インボイス制度導入までは売り手が免税事業者であっても一定の条件のもとで仕入税額控除が受けられましたが、インボイス制度においては仕入税額控除の際にインボイスの発行と保存が必要になります。

つまり、課税事業者がインボイスを発行できない事業者から仕入をした場合、インボイス制度導入後は原則的には仕入税額控除が受けられなくなります。例えば、消費者から消費税3万円を受け取り、仕入先に消費税1万円を支払っていたとしても、仕入税額控除ができないため、税務署に消費税を3万円納めることになります。

経過措置として仕入税額控除ができる

免税事業者からの課税仕入については経過措置が設けられており、2023年10月1日から3年間は80%、2026年10月1日から3年間は50%の仕入税額控除が可能です。例えば免税事業者からの課税仕入が100万円だった場合、経過措置により2023年10月1日から3年間は80万円、2026年10月1日から3年間は50万円を仕入税額控除の対象とできます。

課税事業者が仕入税額控除の経過措置の適用を受ける場合は、区分記載請求書と同様の事項の記載がある請求書等の保存、経過措置の適用を受ける旨を記載した帳簿の保存が要件となります。

今まで通りに消費税額を10%として請求すると、取引先はその80%しか控除できないため、残りの20%を負担しなければなりません。

控除できない仕入税額を値引きして対応

そこで私がとった対策は、取引先に仕入額控除の経過措置を適用してもらうことで余計な消費税の負担をなくすことにしました。例えば10,000円の売上に対して、1,000円の消費税(消費税率10%)のうち80%を調整額として加算します。つまり、10,000円+800円=10,800円の請求を行います。取引先にはその旨を説明して10,800円の支払いをお願いします。取引先は控除可能な800円を仕入額控除して、残りの200円を税務署に納めることになります。消費税額の合計は800円+200円=1,000円となり取引先にとって余計な消費税額の負担はありません。実質的には値引きをしたということになりますが、せっかくの制度なのだから利用しようと納得した上での選択です。何よりもお客様に迷惑を掛けたくないというのが正直な気持ちです。

もちろん仕入額控除を行うためにインボイスではない区分記載請求書の発行は必要です。また請求書を郵送するための郵便料金は当社の負担となります。現金払いの領収書だけで済んでいた取引先に対しても区分記載請求書を発行する必要があります。

区分記載請求書の発行についてはこちらの会計士さんのYouTube動画が大変参考になりました。
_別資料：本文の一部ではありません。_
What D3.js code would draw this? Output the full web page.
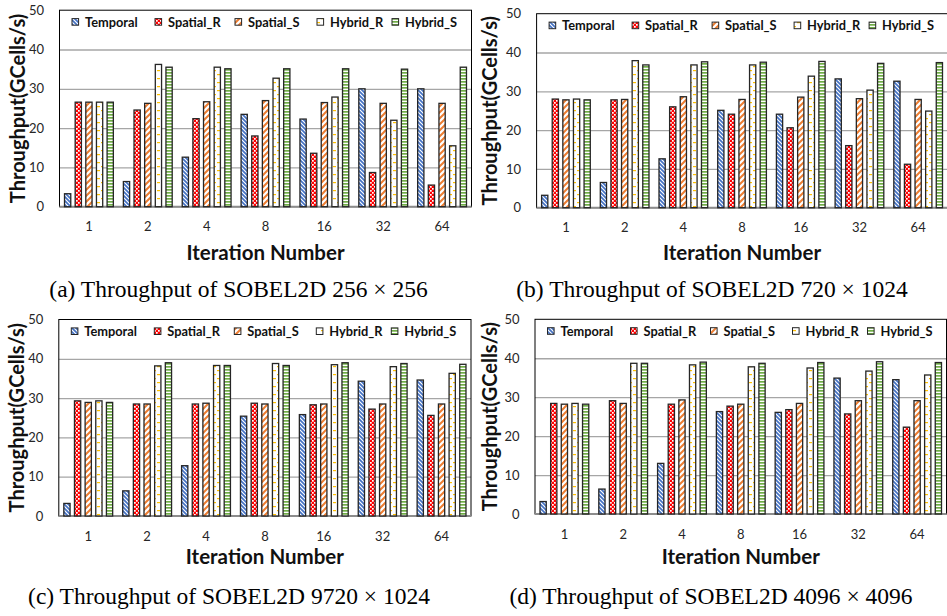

今までより負担が増えることは間違いありませんが、消費税の納税額と確定申告に係る手間を考えればインボイス登録して課税業者になるよりも免税業者のままでいることのメリットのほうが大きいと考えました。

インボイス制度はまだ先行きが不透明な部分があるとはいえ始まってしまったことは事実です。とりあえず現状は、しばらく様子を見るためにもこのような対策をとることにしました。

今後も新たな措置が実施されたり、何か問題が起きたりするかもしれませんが暫くこれでやってみようと思います。

事業者の権利と納税の義務

私は決してインボイス制度に反対しているわけではありません。制度を上手く利用しながらなんとかやり繰りして事業を継続しようと考えています。課税業者となればインボイス登録を行って堂々と消費税を納付したいと思っています。😤

まずは免税事業者を卒業すること🎓年間の課税売上高1,000万円を目標にして頑張ります!